Structure evolution analysis of asphalt mixtures during compaction based on particle tracking and granular properties

Abstract

Pavement compaction is a process of structure evolution of materials accompanied by energy dissipation, which is closely related to the inherent granular properties of asphalt mixture. This research achieved dynamic characterization of particle migration energy and contact force development through particle tracking technique and discrete element simulation. Analytical theories for multi-stage structure evolution and compaction mechanisms were proposed based on granular properties. Results indicate that kinetic, dissipative, and potential energies dynamically represent stages of structure evolution, determined by particle collisions, self-organization into arches, and interlocking reinforcement.

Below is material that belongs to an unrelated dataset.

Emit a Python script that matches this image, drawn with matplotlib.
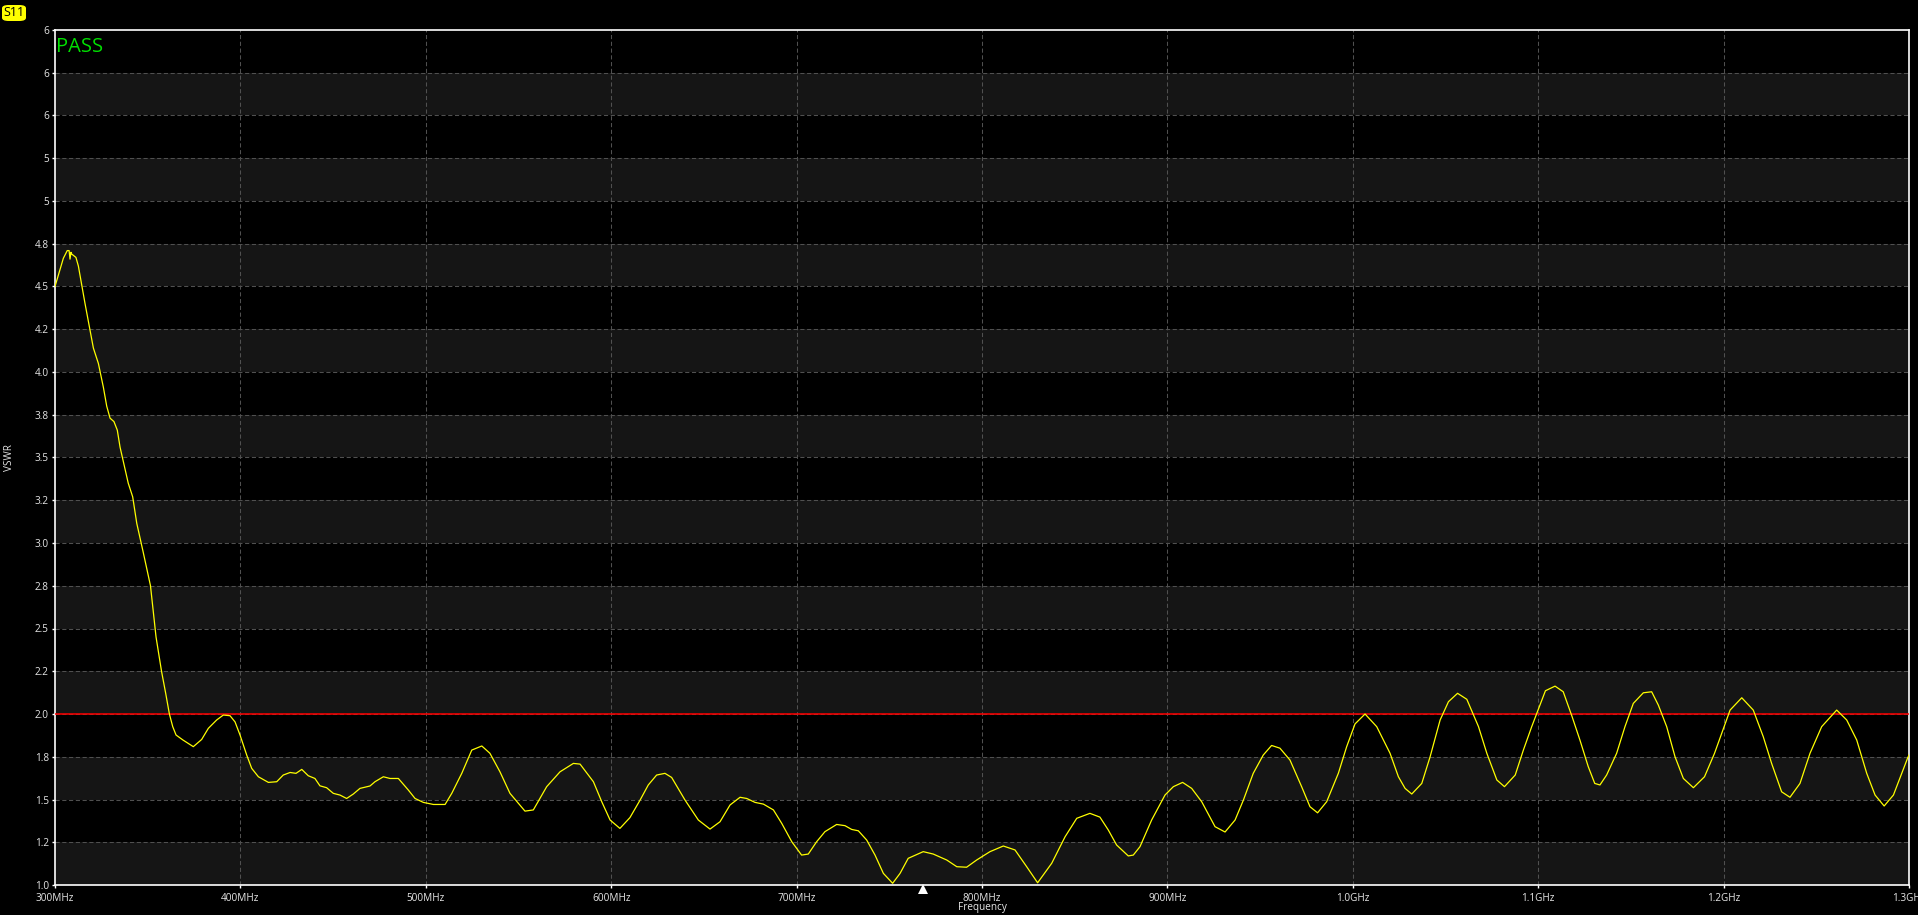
import matplotlib
matplotlib.use("Agg")
import matplotlib.pyplot as plt
from matplotlib.patches import FancyBboxPatch
import matplotlib.transforms as mtransforms

# ---------------- data ----------------
freq_mhz = [300.0, 302.7, 304.5, 306.6, 307.6, 308.1, 308.6, 309.0, 311.3, 312.6, 314.4, 316.2,
            318.9, 320.7, 323.4, 326.1, 327.9, 329.7, 331.8, 333.6, 335.1, 337.8, 339.5, 341.9,
            344.1, 347.5, 351.5, 354.5, 357.5, 359.7, 361.7, 363.5, 365.3, 369.0, 374.6, 379.1,
            382.7, 387.2, 390.8, 394.4, 397.1, 399.8, 403.4, 406.1, 409.7, 415.1, 419.6, 423.1,
            426.8, 430.0, 433.1, 436.6, 440.2, 442.9, 446.5, 450.1, 453.7, 457.3, 460.9, 464.5,
            469.9, 472.6, 477.1, 480.7, 485.2, 490.6, 494.2, 498.7, 504.1, 510.4, 514.0, 519.4,
            524.8, 530.2, 534.6, 540.0, 545.4, 553.5, 558.0, 565.2, 572.4, 579.6, 583.2, 590.4,
            594.9, 599.4, 604.7, 610.1, 615.5, 620.0, 624.5, 629.0, 632.6, 639.8, 647.0, 653.3,
            658.7, 664.1, 669.5, 673.1, 677.6, 682.1, 687.5, 692.0, 697.4, 702.7, 706.3, 710.8,
            715.3, 721.6, 726.1, 729.7, 733.3, 737.8, 742.3, 746.8, 751.8, 755.8, 760.2, 768.3,
            773.7, 781.0, 786.4, 791.7, 797.1, 804.3, 811.5, 817.8, 824.1, 830.0, 837.6, 844.8,
            851.1, 858.2, 863.6, 868.1, 872.6, 878.9, 881.6, 885.2, 891.5, 898.7, 903.2, 908.2,
            913.1, 918.5, 925.7, 931.1, 936.5, 941.0, 946.3, 951.7, 956.2, 960.7, 966.1, 972.4,
            976.9, 981.0, 985.9, 992.2, 996.7, 1001.2, 1006.6, 1012.9, 1020.1, 1024.6, 1028.2,
            1031.8, 1037.2, 1041.7, 1047.1, 1051.6, 1056.5, 1061.5, 1067.8, 1072.3, 1077.7,
            1081.8, 1087.6, 1092.0, 1096.5, 1101.3, 1103.9, 1109.1, 1113.5, 1118.3, 1122.5,
            1127.0, 1130.5, 1133.3, 1136.9, 1142.3, 1146.8, 1151.3, 1156.7, 1161.2, 1164.8,
            1169.3, 1173.8, 1178.3, 1183.7, 1189.7, 1195.1, 1199.6, 1203.5, 1209.8, 1216.0,
            1221.4, 1225.9, 1231.3, 1235.8, 1241.2, 1246.6, 1252.9, 1261.0, 1266.4, 1271.8,
            1277.2, 1281.7, 1286.6, 1291.6, 1299.2, 1300.0]
vswr = [4.50, 4.60, 4.665, 4.71, 4.71, 4.66, 4.70, 4.69, 4.67, 4.62, 4.51, 4.40,
        4.245, 4.14, 4.05, 3.91, 3.80, 3.73, 3.71, 3.66, 3.56, 3.43, 3.35, 3.27,
        3.115, 2.95, 2.75, 2.45, 2.247, 2.121, 2.0, 1.926, 1.877, 1.848, 1.809, 1.851,
        1.916, 1.965, 1.994, 1.99, 1.954, 1.877, 1.76, 1.682, 1.633, 1.60, 1.604, 1.643,
        1.658, 1.653, 1.676, 1.639, 1.623, 1.580, 1.569, 1.536, 1.526, 1.506, 1.532, 1.565,
        1.579, 1.604, 1.633, 1.623, 1.623, 1.555, 1.506, 1.483, 1.471, 1.471, 1.536, 1.653,
        1.789, 1.813, 1.770, 1.662, 1.536, 1.432, 1.439, 1.575, 1.662, 1.711, 1.707, 1.604,
        1.487, 1.380, 1.331, 1.394, 1.495, 1.585, 1.643, 1.653, 1.629, 1.497, 1.380, 1.327,
        1.370, 1.468, 1.513, 1.506, 1.483, 1.473, 1.439, 1.36, 1.253, 1.175, 1.181, 1.253,
        1.312, 1.354, 1.347, 1.325, 1.317, 1.263, 1.175, 1.068, 1.010, 1.068, 1.156, 1.195,
        1.181, 1.146, 1.107, 1.104, 1.146, 1.195, 1.228, 1.205, 1.107, 1.013, 1.127, 1.282,
        1.39, 1.419, 1.397, 1.322, 1.234, 1.170, 1.175, 1.224, 1.380, 1.526, 1.575, 1.60,
        1.565, 1.487, 1.341, 1.31, 1.38, 1.497, 1.653, 1.76, 1.816, 1.80, 1.731, 1.575,
        1.458, 1.422, 1.487, 1.653, 1.809, 1.942, 2.0, 1.926, 1.770, 1.633, 1.565,
        1.532, 1.594, 1.75, 1.965, 2.072, 2.121, 2.086, 1.926, 1.770, 1.614,
        1.575, 1.643, 1.789, 1.926, 2.062, 2.136, 2.163, 2.13, 1.984, 1.848,
        1.692, 1.594, 1.585, 1.643, 1.77, 1.926, 2.062, 2.124, 2.13, 2.052,
        1.926, 1.75, 1.623, 1.569, 1.633, 1.77, 1.906, 2.023, 2.095, 2.023,
        1.867, 1.711, 1.545, 1.513, 1.594, 1.770, 1.926, 2.023, 1.965, 1.848,
        1.653, 1.526, 1.462, 1.526, 1.741, 1.76]

limit_vswr = 2.0
marker_freq = 768.0

x_ticks = [300, 400, 500, 600, 700, 800, 900, 1000, 1100, 1200, 1300]
x_tick_labels = ["300MHz", "400MHz", "500MHz", "600MHz", "700MHz", "800MHz", "900MHz",
                 "1.0GHz", "1.1GHz", "1.2GHz", "1.3GHz"]
y_ticks = [1.0, 1.25, 1.5, 1.75, 2.0, 2.25, 2.5, 2.75, 3.0, 3.25, 3.5, 3.75, 4.0, 4.25,
           4.5, 4.75, 5.0, 5.25, 5.5, 5.75, 6.0]
y_tick_labels = ["1.0", "1.2", "1.5", "1.8", "2.0", "2.2", "2.5", "2.8", "3.0", "3.2", "3.5",
                 "3.8", "4.0", "4.2", "4.5", "4.8", "5", "5", "6", "6", "6"]

# ---------------- figure ----------------
plt.rcParams['font.family'] = ['Open Sans', 'DejaVu Sans']
W, H = 1918, 915
fig = plt.figure(figsize=(W / 100, H / 100), dpi=100, facecolor='black')
ax = fig.add_axes([55 / W, 30 / H, (1909 - 55) / W, (885 - 30) / H])
ax.set_facecolor('black')

ax.set_xlim(300, 1300)
ax.set_ylim(1.0, 6.0)

# alternating bands
for i in range(0, len(y_ticks) - 1, 2):
    ax.axhspan(y_ticks[i], y_ticks[i + 1], color='#151515', lw=0, zorder=0)

# grid
gcol = '#505050'
for yv in y_ticks[1:-1]:
    ax.axhline(yv, color=gcol, lw=0.75, ls=(0, (4, 2.5)), zorder=1)
for xv in x_ticks[1:-1]:
    ax.axvline(xv, color=gcol, lw=0.75, ls=(0, (4, 2.5)), zorder=1)

# limit line
ax.axhline(limit_vswr, color='#ff0000', lw=1.1, zorder=3)

# trace
ax.plot(freq_mhz, vswr, color='#ffff00', lw=0.9, zorder=4)

# marker triangle under axis
trans = mtransforms.blended_transform_factory(ax.transData, ax.transAxes)
ax.plot([marker_freq], [-0.0045], marker='^', color='white', markersize=6.5,
        transform=trans, clip_on=False, zorder=5, mew=0)

# spines
for s in ax.spines.values():
    s.set_color('white')
    s.set_linewidth(1.2)

ax.set_xticks(x_ticks)
ax.set_xticklabels(x_tick_labels)
ax.set_yticks(y_ticks)
ax.set_yticklabels(y_tick_labels)
ax.tick_params(axis='both', colors='white', labelcolor='#e6e6e6', labelsize=7.2,
               length=2.5, width=1, pad=2)
ax.tick_params(axis='x', pad=3)

ax.set_xlabel('Frequency', color='#e6e6e6', fontsize=7.2, labelpad=-1)
ax.set_ylabel('VSWR', color='#e6e6e6', fontsize=7.2, labelpad=14)

# PASS text
ax.text(0.0005, 0.992, 'PASS', transform=ax.transAxes, color='#00e000', fontsize=14.5,
        ha='left', va='top', zorder=6)

# S11 badge
badge = FancyBboxPatch((2 / W, 1 - 21 / H), 24 / W, 16 / H,
                       boxstyle='round,pad=0,rounding_size=0.0035',
                       transform=fig.transFigure, facecolor='#ffff00', edgecolor='none')
fig.patches.append(badge)
fig.text(14 / W, 1 - 13 / H, 'S11', color='black', fontsize=9, ha='center', va='center')

fig.savefig('out.png', dpi=100, facecolor='black')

The initial density state is established after interparticle collisions, while self-organization occurs as particles adaptively rearrange spatially by rotation in response to unbalanced forces, accompanied by a cyclical strengthening trend of arch formation and collapse. Arches facilitate stress redistribution toward isotropy, with strong contact forces exhibiting a top-down and side-center trend, progressively supported by particles larger than 4.75 mm. Theoretical measures for compaction control were proposed, including pre-calculation of IC, selection of compaction temperature corresponding to the optimum energy efficiency, and control of principal stress deflection within the friction cone. This research aims to provide insight into granular properties and compaction dynamics, thereby contributing to intelligent compaction.